Week 19: Howard
Brenton’s Christie in Love (1969)
Brenton’s latest play Lawrence
After Arabia, which opened at the Hampstead Theatre last week, has been
criticised by some as all talk and no show. As well as being dry, some have
also attacked the theatre’s decision to programme a play written by a white man
which marks the centenary of the Arab Revolt. Looking back to one of Brenton’s
first plays Christie in Love, about
the conviction and hanging of murderer John Christie, you can see that it shows
the work of a young playwright confidently playing with the possibilities of
theatre.
The story is perhaps more famous from Richard Fleischer’s 10 Rillington Place, which captures
eerie setting of the falsely accused’s hanging and which contains a creepy
central performance from Richard Attenborough. But before that, Brenton’s play
looks at the brutality of the murders conflicting with the cold professionalism
of Christie. First programmed by David Hare and Tony Bicat’s Portable Theatre
Company when they were looking for a play about evil, and later performed at
the Royal Court, the play is performed in the round in a sort of chicken coup
enclosure. The floor is strewn with masses of scrunched up paper, from under
which Christie pops out.
This non-naturalistic, fluid space, Brenton writes, is part
of ‘the Theatre Machine’ or a ‘fly trap’ with which to draw in the audience. He
also plays with the characters being realistic and cartoonish.

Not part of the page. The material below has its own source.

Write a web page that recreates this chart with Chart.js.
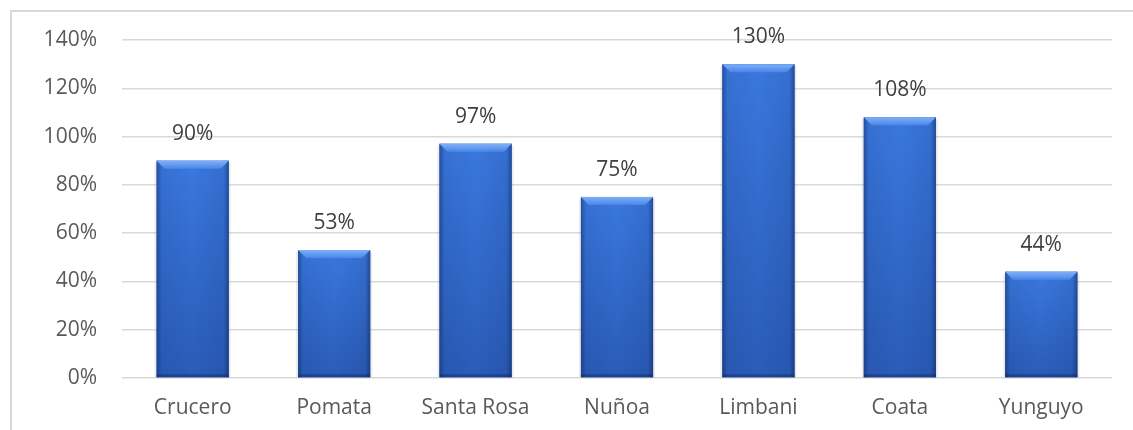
<!DOCTYPE html>
<html>
<head>
<meta charset="utf-8">
<script src="https://cdn.jsdelivr.net/npm/chart.js@4"></script>
<style>
  html, body { margin: 0; padding: 0; background: #fff; }
  #wrap { position: relative; width: 1133px; height: 430px; }
  #frame { position: absolute; left: 10px; top: 10px; right: -5px; bottom: -5px;
           border-top: 2px solid #d9d9d9; border-left: 2px solid #d9d9d9; }
  canvas { position: absolute; left: 0; top: 0; }
</style>
</head>
<body>
<div id="wrap">
  <div id="frame"></div>
  <canvas id="barChart" width="1133" height="430"></canvas>
</div>
<script>
// chart data
var categories = ['Crucero', 'Pomata', 'Santa Rosa', 'Nuñoa', 'Limbani', 'Coata', 'Yunguyo'];
var percentValues = [90, 53, 97, 75, 130, 108, 44];
var yTicks = [0, 20, 40, 60, 80, 100, 120, 140];

var fontFamily = '"Open Sans", "Noto Sans", sans-serif';

// shades each bar like the bevelled office-style column
var bevelBars = {
    id: 'bevelBars',
    afterDatasetsDraw: function (chart) {
        var ctx = chart.ctx;
        chart.getDatasetMeta(0).data.forEach(function (bar) {
            var x0 = bar.x - bar.width / 2, x1 = bar.x + bar.width / 2;
            var top = bar.y, bottom = bar.base;
            ctx.save();
            // side shadow
            ctx.fillStyle = 'rgba(0,0,0,0.08)';
            ctx.fillRect(x0 - 2, top + 2, bar.width + 4, bottom - top - 2);
            // main body
            var v = ctx.createLinearGradient(0, top, 0, bottom);
            v.addColorStop(0, '#3a78de');
            v.addColorStop(1, '#2a5cb8');
            ctx.fillStyle = v;
            ctx.fillRect(x0, top, bar.width, bottom - top);
            // darker edges
            var h = ctx.createLinearGradient(x0, 0, x1, 0);
            h.addColorStop(0, 'rgba(10,30,80,0.45)');
            h.addColorStop(0.07, 'rgba(10,30,80,0.08)');
            h.addColorStop(0.5, 'rgba(10,30,80,0)');
            h.addColorStop(0.93, 'rgba(10,30,80,0.10)');
            h.addColorStop(1, 'rgba(10,30,80,0.5)');
            ctx.fillStyle = h;
            ctx.fillRect(x0, top, bar.width, bottom - top);
            // top bevel
            var b = 8;
            ctx.beginPath();
            ctx.moveTo(x0, top);
            ctx.lineTo(x1, top);
            ctx.lineTo(x1 - b, top + b);
            ctx.lineTo(x0 + b, top + b);
            ctx.closePath();
            var g = ctx.createLinearGradient(0, top, 0, top + b);
            g.addColorStop(0, '#7fb0f7');
            g.addColorStop(1, '#4a86ea');
            ctx.fillStyle = g;
            ctx.fill();
            // bottom dark band
            ctx.fillStyle = 'rgba(10,30,80,0.35)';
            ctx.fillRect(x0, bottom - 3, bar.width, 3);
            ctx.restore();
        });
    }
};

// value labels above the bars
var valueLabels = {
    id: 'valueLabels',
    afterDatasetsDraw: function (chart) {
        var ctx = chart.ctx;
        ctx.save();
        ctx.font = '21px ' + fontFamily;
        ctx.fillStyle = '#404040';
        ctx.textAlign = 'center';
        ctx.textBaseline = 'middle';
        chart.getDatasetMeta(0).data.forEach(function (bar, i) {
            ctx.fillText(percentValues[i] + '%', bar.x, bar.y - 27);
        });
        ctx.restore();
    }
};

var ctx = document.getElementById('barChart').getContext('2d');
var barChart = new Chart(ctx, {
    type: 'bar',
    data: {
        labels: categories,
        datasets: [{
            data: percentValues,
            backgroundColor: '#2f66c8',
            borderWidth: 0,
            barPercentage: 0.51,
            categoryPercentage: 1
        }]
    },
    options: {
        responsive: false,
        animation: false,
        layout: { padding: { top: 40, right: 21, bottom: 0, left: 0 } },
        plugins: { legend: { display: false }, tooltip: { enabled: false } },
        scales: {
            x: {
                afterFit: function (axis) { axis.height = 52; },
                grid: { display: false, drawTicks: false },
                border: { display: false },
                ticks: { padding: 17, color: '#595959', font: { family: fontFamily, size: 21 } }
            },
            y: {
                min: 0,
                max: 140,
                afterBuildTicks: function (axis) {
                    axis.ticks = yTicks.map(function (v) { return { value: v }; });
                },
                afterFit: function (axis) { axis.width = 122; },
                grid: { color: '#d9d9d9', lineWidth: 1.5, drawTicks: false },
                border: { display: false },
                ticks: {
                    padding: 25,
                    color: '#595959',
                    font: { family: fontFamily, size: 21 },
                    callback: function (v) { return v + '%'; }
                }
            }
        }
    },
    plugins: [bevelBars, valueLabels]
});
</script>
</body>
</html>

The two other
characters, a constable and inspector, are like a Vaudeville double act
recounting filthy limericks whilst searching for bodies in the garden; one of
them ventriloquises a doll to represent one of Christie’s victims; Christie
first appears with a huge papier maché head. But at other times, characters
speak with eloquence and compassion. Christie, for instance, conducts himself
with military style duty. And his interrogators speak of how they see the
‘sinks and sewers of the minds of men and women’ as a regular part of their
job.
It’s a play which can be visually impressive in its
exploration of evil and the morality of capital punishment. And to see how else
the play may differ from Lawrence After
Arabia, Christie in Love is
playing later this month at King’s Head Theatre, London.